Pictures stay out. Extract the lines below from the first one through the line with "import numpy as np", both included.
## START DATASET SECTION
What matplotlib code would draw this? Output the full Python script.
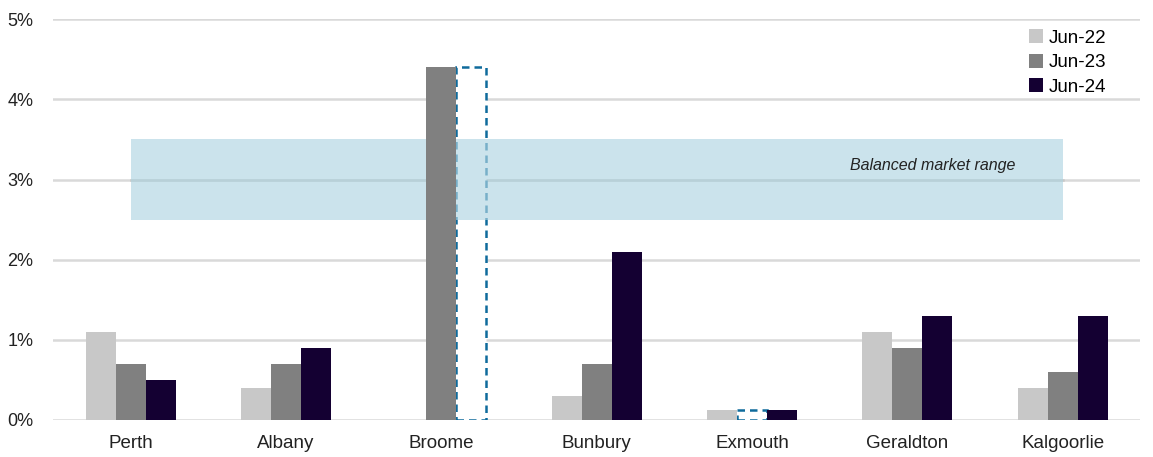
import matplotlib
matplotlib.use("Agg")
import matplotlib.pyplot as plt
import numpy as np

# Rental vacancy rates by regional centre
towns = ["Perth", "Albany", "Broome", "Bunbury", "Exmouth", "Geraldton", "Kalgoorlie"]
series_names = ["Jun-22", "Jun-23", "Jun-24"]
jun22 = [1.1, 0.4, None, 0.3, 0.12, 1.1, 0.4]
jun23 = [0.7, 0.7, 4.4, 0.7, 0.13, 0.9, 0.6]
jun24 = [0.5, 0.9, 4.4, 2.1, 0.12, 1.3, 1.3]
# series entries shown as dashed outlines (estimated / unavailable)
dashed = {("Jun-24", "Broome"), ("Jun-23", "Exmouth")}
balanced_low, balanced_high = 2.5, 3.5
balanced_mid = 3.0
yticks = [0, 1, 2, 3, 4, 5]

colors = ["#c8c8c8", "#808080", "#140032"]
dash_color = "#0f6b9c"

plt.rcParams["font.family"] = ["Liberation Sans", "DejaVu Sans"]

fig = plt.figure(figsize=(11.53, 4.57), dpi=100)
ax = fig.add_axes([0.046, 0.081, 0.943, 0.877])

x = np.arange(len(towns))
w = 0.193
offsets = [-w, 0, w]

for name, vals, col, off in zip(series_names, [jun22, jun23, jun24], colors, offsets):
    for i, v in enumerate(vals):
        if v is None:
            continue
        if (name, towns[i]) in dashed:
            ax.bar(x[i] + off, v, w, facecolor="white", edgecolor=dash_color,
                   linewidth=1.8, linestyle=(0, (3, 2)), zorder=3)
        else:
            ax.bar(x[i] + off, v, w, color=col, zorder=5)
    ax.bar(np.nan, 0, w, color=col, label=name)

# Balanced market band with its midline
ax.fill_between([x[0], x[-1]], balanced_low, balanced_high, color="#b0d5e2",
                alpha=0.65, linewidth=0, zorder=4)
ax.plot([x[0], x[-1]], [balanced_mid, balanced_mid], color="#c8c8c8",
        linewidth=1.8, zorder=2)
ax.text(4.63, 3.18, "Balanced market range", style="italic", fontsize=11.5,
        ha="left", va="center", color="#222222", zorder=6)

ax.set_xlim(-0.5, len(towns) - 0.5)
ax.set_ylim(0, 5)
ax.set_yticks(yticks)
ax.set_yticklabels([f"{t}%" for t in yticks])
ax.set_xticks(x)
ax.set_xticklabels(towns)
ax.tick_params(length=0, labelsize=13.5, colors="#222222")
ax.tick_params(axis="x", pad=11)
ax.tick_params(axis="y", labelsize=13, pad=14)
ax.grid(axis="y", color="#d9d9d9", linewidth=1.8, zorder=1)
ax.set_axisbelow(True)
for s in ax.spines.values():
    s.set_visible(False)

leg = ax.legend(loc="upper right", bbox_to_anchor=(0.984, 1.017), frameon=False,
                fontsize=13.5, handlelength=0.75, handleheight=0.75,
                handletextpad=0.3, labelspacing=0.38)

fig.savefig("out.png", dpi=100)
## END DATASET SECTION
**RESPONSE FOR THIS EXERCISE:**
What matplotlib code would draw this? Output the full Python script.
import matplotlib
matplotlib.use("Agg")
import matplotlib.pyplot as plt
import numpy as np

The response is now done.